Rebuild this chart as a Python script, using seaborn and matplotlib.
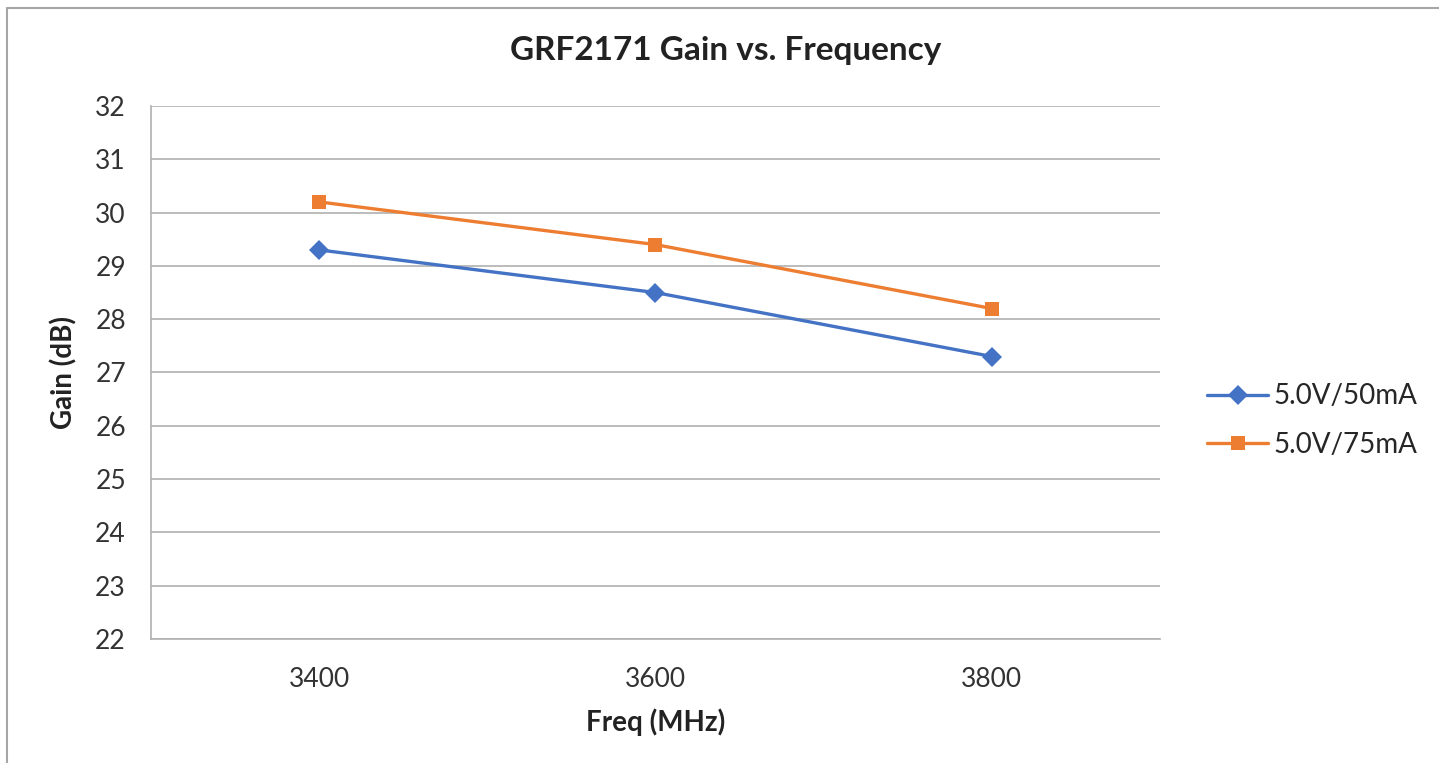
import pandas as pd
import matplotlib.pyplot as plt
import seaborn as sns
from matplotlib.lines import Line2D

# chart data
freqs = ["3400", "3600", "3800"]
gain_50ma = [29.3, 28.5, 27.3]
gain_75ma = [30.2, 29.4, 28.2]
series_names = ["5.0V/50mA", "5.0V/75mA"]

df = pd.DataFrame({
    "pos": list(range(len(freqs))) * 2,
    "gain": gain_50ma + gain_75ma,
    "series": [series_names[0]] * len(freqs) + [series_names[1]] * len(freqs),
})

sns.set_style("white")
plt.rcParams['font.family'] = ['Lato', 'DejaVu Sans']

fig = plt.figure(figsize=(14.39, 7.63), dpi=100)
ax = fig.add_axes([0.1049, 0.1625, 0.7012, 0.6986])

palette = {series_names[0]: "#4472C4", series_names[1]: "#ED7D31"}
markers = {series_names[0]: "D", series_names[1]: "s"}
sns.lineplot(data=df, x="pos", y="gain", hue="series", style="series",
             palette=palette, markers=markers, dashes=False, linewidth=2.4,
             markersize=10, markeredgewidth=0, ax=ax)

ax.set_xlim(-0.5, len(freqs) - 0.5)
ax.set_ylim(22, 32)
ax.set_yticks(range(22, 33))
ax.set_xticks(range(len(freqs)))
ax.set_xticklabels(freqs)
ax.grid(axis="y", color="#B0B0B0", linewidth=1.2)
ax.set_axisbelow(True)
for s in ["top", "right"]:
    ax.spines[s].set_visible(False)
for s in ["left", "bottom"]:
    ax.spines[s].set_color("#B0B0B0")
    ax.spines[s].set_linewidth(1.2)
ax.tick_params(axis="y", length=7, color="#B0B0B0", width=1.2, labelsize=19, pad=11, labelcolor="#333333")
ax.tick_params(axis="x", length=0, labelsize=19, pad=20, labelcolor="#333333")

ax.set_xlabel("Freq (MHz)", fontsize=20, fontweight="bold", labelpad=12, color="#222222")
ax.set_ylabel("Gain (dB)", fontsize=20, fontweight="bold", labelpad=13, color="#222222")
fig.text(0.504, 0.934, "GRF2171 Gain vs. Frequency", ha="center", va="center",
         fontsize=24, fontweight="bold", color="#222222")

leg = ax.legend(loc="center left", bbox_to_anchor=(1.022, 0.41), frameon=False,
                fontsize=20, handlelength=2.2, handletextpad=0.2, labelspacing=0.8)
for line in leg.get_lines():
    line.set_linewidth(2.4)

# outer chart border (left and top edges visible)
fig.add_artist(Line2D([7 / 1439, 7 / 1439], [0, 1 - 8 / 763], transform=fig.transFigure,
                      color="#A6A6A6", linewidth=1.5))
fig.add_artist(Line2D([7 / 1439, 1], [1 - 8 / 763, 1 - 8 / 763], transform=fig.transFigure,
                      color="#A6A6A6", linewidth=1.5))

fig.savefig("out.png", dpi=100)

######

**What you are asked to do:**
Repeat only what lies between the start of the data and the end of the line containing "markersize=10, markeredgewidth=0, ax=ax)", exactly, with pictures left out.

**Task output:**
Rebuild this chart as a Python script, using seaborn and matplotlib.
import pandas as pd
import matplotlib.pyplot as plt
import seaborn as sns
from matplotlib.lines import Line2D

# chart data
freqs = ["3400", "3600", "3800"]
gain_50ma = [29.3, 28.5, 27.3]
gain_75ma = [30.2, 29.4, 28.2]
series_names = ["5.0V/50mA", "5.0V/75mA"]

df = pd.DataFrame({
    "pos": list(range(len(freqs))) * 2,
    "gain": gain_50ma + gain_75ma,
    "series": [series_names[0]] * len(freqs) + [series_names[1]] * len(freqs),
})

sns.set_style("white")
plt.rcParams['font.family'] = ['Lato', 'DejaVu Sans']

fig = plt.figure(figsize=(14.39, 7.63), dpi=100)
ax = fig.add_axes([0.1049, 0.1625, 0.7012, 0.6986])

palette = {series_names[0]: "#4472C4", series_names[1]: "#ED7D31"}
markers = {series_names[0]: "D", series_names[1]: "s"}
sns.lineplot(data=df, x="pos", y="gain", hue="series", style="series",
             palette=palette, markers=markers, dashes=False, linewidth=2.4,
             markersize=10, markeredgewidth=0, ax=ax)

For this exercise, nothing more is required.